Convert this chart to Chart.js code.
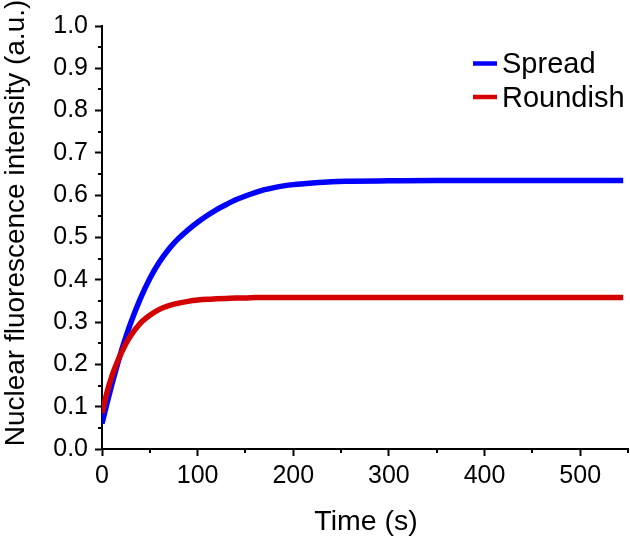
<!DOCTYPE html>
<html>
<head>
<meta charset="utf-8">
<script src="https://cdn.jsdelivr.net/npm/chart.js@4/dist/chart.umd.min.js"></script>
<style>
  html, body { margin: 0; padding: 0; background: #ffffff; }
  #c { display: block; }
</style>
</head>
<body>
<canvas id="c" width="630" height="539"></canvas>
<script>
// ---- data ----
const timeSeconds    = [0,     5,     10,    15,    20,    25,    30,    40,    50,    60,    70,    80,    90,    100,   110,   120,   130,   140,   150,   160,   170,   180,   190,   200,   220,   240,   260,   300,   350,   400,   450,   500,   545];
const spreadValues   = [0.060, 0.106, 0.150, 0.191, 0.230, 0.265, 0.298, 0.355, 0.403, 0.442, 0.473, 0.498, 0.518, 0.536, 0.552, 0.566, 0.578, 0.589, 0.598, 0.606, 0.613, 0.618, 0.622, 0.625, 0.629, 0.632, 0.633, 0.634, 0.635, 0.635, 0.635, 0.635, 0.635];
const roundishValues = [0.085, 0.132, 0.170, 0.200, 0.226, 0.249, 0.268, 0.297, 0.316, 0.330, 0.339, 0.345, 0.349, 0.352, 0.354, 0.355, 0.356, 0.357, 0.357, 0.358, 0.358, 0.358, 0.358, 0.358, 0.358, 0.358, 0.358, 0.358, 0.358, 0.358, 0.358, 0.358, 0.358];
const seriesLabels = ['Spread', 'Roundish'];
const xTitle = 'Time (s)';
const yTitle = 'Nuclear fluorescence intensity (a.u.)';
const xMinorTicks = [50, 150, 250, 350, 450, 550];
const yMinorTicks = [0.05, 0.15, 0.25, 0.35, 0.45, 0.55, 0.65, 0.75, 0.85, 0.95];

const FONT = '"Liberation Sans", Arial, Helvetica, sans-serif';

function toPoints(xs, ys) { return xs.map((x, i) => ({ x: x, y: ys[i] })); }

// minor ticks, axis titles and the in-plot legend
const decorations = {
  id: 'decorations',
  afterDraw(chart) {
    const ctx = chart.ctx;
    const xs = chart.scales.x, ys = chart.scales.y;
    const area = chart.chartArea;
    ctx.save();
    ctx.strokeStyle = '#000';
    ctx.lineWidth = 2;
    ctx.beginPath();
    xMinorTicks.forEach(v => {
      const px = Math.round(xs.getPixelForValue(v));
      ctx.moveTo(px, area.bottom);
      ctx.lineTo(px, area.bottom + 4);
    });
    yMinorTicks.forEach(v => {
      const py = Math.round(ys.getPixelForValue(v));
      ctx.moveTo(area.left, py);
      ctx.lineTo(area.left - 4, py);
    });
    ctx.stroke();

    // axis titles
    ctx.fillStyle = '#000';
    ctx.font = '28.5px ' + FONT;
    ctx.textAlign = 'center';
    ctx.textBaseline = 'alphabetic';
    ctx.fillText(xTitle, (area.left + area.right) / 2 + 1, 530);
    ctx.save();
    ctx.translate(23.5, 223);
    ctx.rotate(-Math.PI / 2);
    ctx.font = '28px ' + FONT;
    ctx.fillText(yTitle, 0, 0);
    ctx.restore();

    // legend
    ctx.font = '29px ' + FONT;
    ctx.textAlign = 'left';
    chart.data.datasets.forEach((ds, i) => {
      const cy = 63.5 + i * 33.5;
      ctx.strokeStyle = ds.borderColor;
      ctx.lineWidth = 4.5;
      ctx.beginPath();
      ctx.moveTo(473, cy);
      ctx.lineTo(497, cy);
      ctx.stroke();
      ctx.fillStyle = '#000';
      ctx.fillText(ds.label, 502, cy + 9.5);
    });
    ctx.restore();
  }
};

new Chart(document.getElementById('c'), {
  type: 'line',
  data: {
    datasets: [
      { label: seriesLabels[0], data: toPoints(timeSeconds, spreadValues), borderColor: '#0000ff', backgroundColor: '#0000ff', borderWidth: 5.5, pointRadius: 0, cubicInterpolationMode: 'monotone', order: 2, fill: false },
      { label: seriesLabels[1], data: toPoints(timeSeconds, roundishValues), borderColor: '#d40000', backgroundColor: '#d40000', borderWidth: 5.5, pointRadius: 0, cubicInterpolationMode: 'monotone', order: 1, fill: false }
    ]
  },
  options: {
    responsive: false,
    devicePixelRatio: 1,
    animation: false,
    layout: { padding: { top: 26, right: 2, left: 0, bottom: 0 } },
    plugins: { legend: { display: false }, tooltip: { enabled: false } },
    scales: {
      x: {
        type: 'linear', min: 0, max: 550,
        afterFit(scale) { scale.height = 90; },
        ticks: { stepSize: 100, includeBounds: false, color: '#000', padding: 5, maxRotation: 0, font: { family: FONT, size: 25, lineHeight: 1.2 } },
        grid: { display: true, drawOnChartArea: false, drawTicks: true, tickLength: 7, tickWidth: 2, tickColor: '#000', color: '#000' },
        border: { display: true, color: '#000', width: 2 },
        title: { display: false }
      },
      y: {
        type: 'linear', min: 0, max: 1,
        afterFit(scale) { scale.width = 102; },
        ticks: { stepSize: 0.1, color: '#000', padding: 7, callback: v => Number(v).toFixed(1), font: { family: FONT, size: 25, lineHeight: 1.2 } },
        grid: { display: true, drawOnChartArea: false, drawTicks: true, tickLength: 7, tickWidth: 2, tickColor: '#000', color: '#000' },
        border: { display: true, color: '#000', width: 2 },
        title: { display: false }
      }
    }
  },
  plugins: [decorations]
});
</script>
</body>
</html>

•••••

**EXERCISE INSTRUCTIONS:**
Every line above should be returned exactly; the pictures stay out.

**COMPLETED TASK:**
Convert this chart to Chart.js code.
<!DOCTYPE html>
<html>
<head>
<meta charset="utf-8">
<script src="https://cdn.jsdelivr.net/npm/chart.js@4/dist/chart.umd.min.js"></script>
<style>
  html, body { margin: 0; padding: 0; background: #ffffff; }
  #c { display: block; }
</style>
</head>
<body>
<canvas id="c" width="630" height="539"></canvas>
<script>
// ---- data ----
const timeSeconds    = [0,     5,     10,    15,    20,    25,    30,    40,    50,    60,    70,    80,    90,    100,   110,   120,   130,   140,   150,   160,   170,   180,   190,   200,   220,   240,   260,   300,   350,   400,   450,   500,   545];
const spreadValues   = [0.060, 0.106, 0.150, 0.191, 0.230, 0.265, 0.298, 0.355, 0.403, 0.442, 0.473, 0.498, 0.518, 0.536, 0.552, 0.566, 0.578, 0.589, 0.598, 0.606, 0.613, 0.618, 0.622, 0.625, 0.629, 0.632, 0.633, 0.634, 0.635, 0.635, 0.635, 0.635, 0.635];
const roundishValues = [0.085, 0.132, 0.170, 0.200, 0.226, 0.249, 0.268, 0.297, 0.316, 0.330, 0.339, 0.345, 0.349, 0.352, 0.354, 0.355, 0.356, 0.357, 0.357, 0.358, 0.358, 0.358, 0.358, 0.358, 0.358, 0.358, 0.358, 0.358, 0.358, 0.358, 0.358, 0.358, 0.358];
const seriesLabels = ['Spread', 'Roundish'];
const xTitle = 'Time (s)';
const yTitle = 'Nuclear fluorescence intensity (a.u.)';
const xMinorTicks = [50, 150, 250, 350, 450, 550];
const yMinorTicks = [0.05, 0.15, 0.25, 0.35, 0.45, 0.55, 0.65, 0.75, 0.85, 0.95];

const FONT = '"Liberation Sans", Arial, Helvetica, sans-serif';

function toPoints(xs, ys) { return xs.map((x, i) => ({ x: x, y: ys[i] })); }

// minor ticks, axis titles and the in-plot legend
const decorations = {
  id: 'decorations',
  afterDraw(chart) {
    const ctx = chart.ctx;
    const xs = chart.scales.x, ys = chart.scales.y;
    const area = chart.chartArea;
    ctx.save();
    ctx.strokeStyle = '#000';
    ctx.lineWidth = 2;
    ctx.beginPath();
    xMinorTicks.forEach(v => {
      const px = Math.round(xs.getPixelForValue(v));
      ctx.moveTo(px, area.bottom);
      ctx.lineTo(px, area.bottom + 4);
    });
    yMinorTicks.forEach(v => {
      const py = Math.round(ys.getPixelForValue(v));
      ctx.moveTo(area.left, py);
      ctx.lineTo(area.left - 4, py);
    });
    ctx.stroke();

    // axis titles
    ctx.fillStyle = '#000';
    ctx.font = '28.5px ' + FONT;
    ctx.textAlign = 'center';
    ctx.textBaseline = 'alphabetic';
    ctx.fillText(xTitle, (area.left + area.right) / 2 + 1, 530);
    ctx.save();
    ctx.translate(23.5, 223);
    ctx.rotate(-Math.PI / 2);
    ctx.font = '28px ' + FONT;
    ctx.fillText(yTitle, 0, 0);
    ctx.restore();

    // legend
    ctx.font = '29px ' + FONT;
    ctx.textAlign = 'left';
    chart.data.datasets.forEach((ds, i) => {
      const cy = 63.5 + i * 33.5;
      ctx.strokeStyle = ds.borderColor;
      ctx.lineWidth = 4.5;
      ctx.beginPath();
      ctx.moveTo(473, cy);
      ctx.lineTo(497, cy);
      ctx.stroke();
      ctx.fillStyle = '#000';
      ctx.fillText(ds.label, 502, cy + 9.5);
    });
    ctx.restore();
  }
};

new Chart(document.getElementById('c'), {
  type: 'line',
  data: {
    datasets: [
      { label: seriesLabels[0], data: toPoints(timeSeconds, spreadValues), borderColor: '#0000ff', backgroundColor: '#0000ff', borderWidth: 5.5, pointRadius: 0, cubicInterpolationMode: 'monotone', order: 2, fill: false },
      { label: seriesLabels[1], data: toPoints(timeSeconds, roundishValues), borderColor: '#d40000', backgroundColor: '#d40000', borderWidth: 5.5, pointRadius: 0, cubicInterpolationMode: 'monotone', order: 1, fill: false }
    ]
  },
  options: {
    responsive: false,
    devicePixelRatio: 1,
    animation: false,
    layout: { padding: { top: 26, right: 2, left: 0, bottom: 0 } },
    plugins: { legend: { display: false }, tooltip: { enabled: false } },
    scales: {
      x: {
        type: 'linear', min: 0, max: 550,
        afterFit(scale) { scale.height = 90; },
        ticks: { stepSize: 100, includeBounds: false, color: '#000', padding: 5, maxRotation: 0, font: { family: FONT, size: 25, lineHeight: 1.2 } },
        grid: { display: true, drawOnChartArea: false, drawTicks: true, tickLength: 7, tickWidth: 2, tickColor: '#000', color: '#000' },
        border: { display: true, color: '#000', width: 2 },
        title: { display: false }
      },
      y: {
        type: 'linear', min: 0, max: 1,
        afterFit(scale) { scale.width = 102; },
        ticks: { stepSize: 0.1, color: '#000', padding: 7, callback: v => Number(v).toFixed(1), font: { family: FONT, size: 25, lineHeight: 1.2 } },
        grid: { display: true, drawOnChartArea: false, drawTicks: true, tickLength: 7, tickWidth: 2, tickColor: '#000', color: '#000' },
        border: { display: true, color: '#000', width: 2 },
        title: { display: false }
      }
    }
  },
  plugins: [decorations]
});
</script>
</body>
</html>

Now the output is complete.